As well as upsetting the DUP, the proposal ruffled the feathers of SNP leader Nicola Sturgeon, Welsh first minister Carwyn Jones and London Mayor Sadiq Khan, who argued that Northern Ireland should not get special treatment.
This morning Scottish Conservative leader Ruth Davidson added her voice to the many regional leaders who said that if the Prime Minister is considering regulatory alignment then it should be applied to the United Kingdom as a whole.
Davidson said: ““The question on the Brexit ballot paper asked voters whether the UK should stay or leave the European Union – it did not ask if the country should be divided by different deals for different home nations.
“While I recognise the complexity of the current negotiations, no government of the Conservative and Unionist Party should countenance any deal that compromises the political, economic or constitutional integrity of the United Kingdom.
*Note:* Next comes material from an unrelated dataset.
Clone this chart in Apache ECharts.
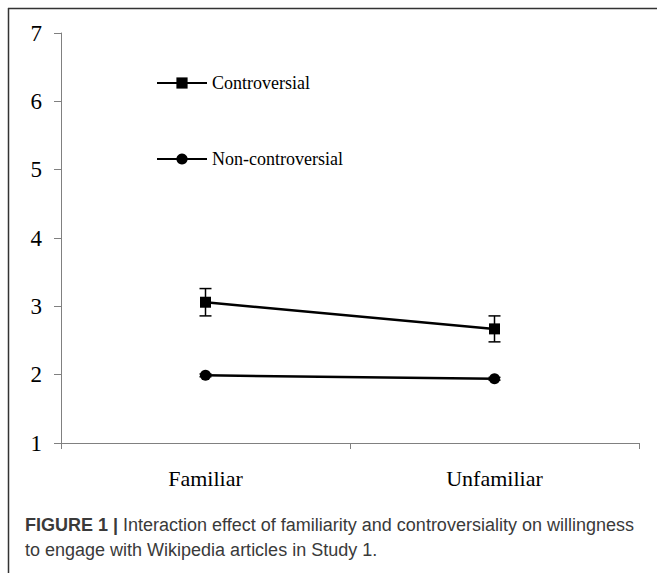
<!DOCTYPE html>
<html>
<head>
<meta charset="utf-8">
<script src="https://cdn.jsdelivr.net/npm/echarts@6/dist/echarts.min.js"></script>
<style>
html,body{margin:0;padding:0;background:#fff;}
#chart{width:657px;height:573px;}
</style>
</head>
<body>
<div id="chart"></div>
<script>
var categories = ['Familiar', 'Unfamiliar'];
var seriesNames = ['Controversial', 'Non-controversial'];
var controversial = [3.06, 2.67];
var controversialErr = [0.2, 0.19];
var nonControversial = [1.99, 1.94];
var nonControversialErr = [0.02, 0.02];
var yMin = 1, yMax = 7, yStep = 1;
var captionBold = 'FIGURE 1 |';
var captionLine1 = ' Interaction effect of familiarity and controversiality on willingness';
var captionLine2 = 'to engage with Wikipedia articles in Study 1.';

function errData(vals, errs) {
  return vals.map(function (v, i) { return [i, v - errs[i], v + errs[i]]; });
}

function renderErr(params, api) {
  var x = api.value(0);
  var lo = api.coord([x, api.value(1)]);
  var hi = api.coord([x, api.value(2)]);
  var w = 6;
  var st = { stroke: '#000', lineWidth: 1.5 };
  return {
    type: 'group',
    children: [
      { type: 'line', shape: { x1: lo[0], y1: lo[1], x2: hi[0], y2: hi[1] }, style: st },
      { type: 'line', shape: { x1: lo[0] - w, y1: lo[1], x2: lo[0] + w, y2: lo[1] }, style: st },
      { type: 'line', shape: { x1: hi[0] - w, y1: hi[1], x2: hi[0] + w, y2: hi[1] }, style: st }
    ]
  };
}

var serif = '"Liberation Serif", "Times New Roman", serif';
var sans = '"Liberation Sans", Arial, Helvetica, sans-serif';

var chart = echarts.init(document.getElementById('chart'), null, { renderer: 'svg' });
chart.setOption({
  animation: false,
  backgroundColor: '#fff',
  grid: { left: 61, right: 18, top: 33, bottom: 130, containLabel: false },
  legend: {
    orient: 'vertical',
    left: 156,
    top: 74,
    padding: 0,
    itemWidth: 50,
    itemHeight: 14,
    itemGap: 58,
    data: seriesNames,
    textStyle: { fontFamily: serif, fontSize: 18, color: '#000' }
  },
  xAxis: {
    type: 'category',
    data: categories,
    boundaryGap: true,
    axisLine: { lineStyle: { color: '#808080', width: 1 } },
    axisTick: { show: true, length: 6, lineStyle: { color: '#808080' } },
    axisLabel: { fontFamily: serif, fontSize: 22, color: '#000', margin: 24 },
    splitLine: { show: false }
  },
  yAxis: {
    type: 'value',
    min: yMin, max: yMax, interval: yStep,
    axisLine: { show: true, lineStyle: { color: '#808080', width: 1 } },
    axisTick: { show: true, length: 7, lineStyle: { color: '#808080' } },
    axisLabel: { fontFamily: serif, fontSize: 23, color: '#000', margin: 19 },
    splitLine: { show: false }
  },
  series: [
    {
      name: seriesNames[0], type: 'line', data: controversial,
      symbol: 'rect', symbolSize: 11, showSymbol: true,
      lineStyle: { color: '#000', width: 2.5 }, itemStyle: { color: '#000' }, z: 3
    },
    {
      name: seriesNames[1], type: 'line', data: nonControversial,
      symbol: 'circle', symbolSize: 11, showSymbol: true,
      lineStyle: { color: '#000', width: 2.5 }, itemStyle: { color: '#000' }, z: 3
    },
    { type: 'custom', renderItem: renderErr, data: errData(controversial, controversialErr), z: 2, silent: true },
    { type: 'custom', renderItem: renderErr, data: errData(nonControversial, nonControversialErr), z: 2, silent: true }
  ],
  graphic: [
    { type: 'line', shape: { x1: 8, y1: 8.5, x2: 657, y2: 8.5 }, style: { stroke: '#333', lineWidth: 1.5 } },
    { type: 'line', shape: { x1: 8.5, y1: 8, x2: 8.5, y2: 573 }, style: { stroke: '#333', lineWidth: 1.5 } },
    {
      type: 'text', left: 25, top: 516,
      style: {
        text: '{b|' + captionBold + '}' + captionLine1,
        font: '18px ' + sans, fill: '#3a3a3a',
        rich: { b: { fontWeight: 'bold', fontSize: 18, fontFamily: sans, fill: '#3a3a3a' } }
      }
    },
    {
      type: 'text', left: 25, top: 541,
      style: { text: captionLine2, font: '18px ' + sans, fill: '#3a3a3a' }
    }
  ]
});
</script>
</body>
</html>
“All sides agree there should be no return to the borders of the past between Northern Ireland and the Republic of Ireland.
“Similarly, jeopardising the UK’s own internal market is in no-one’s interest.
“If regulatory alignment in a number of specific areas is the requirement for a frictionless border, then the Prime Minister should conclude this must be on a UK-wide basis.”
Yesterday, the Prime Minister’s spokesman insisted that the territorial and economic integrity of the UK would be “protected” after Brexit.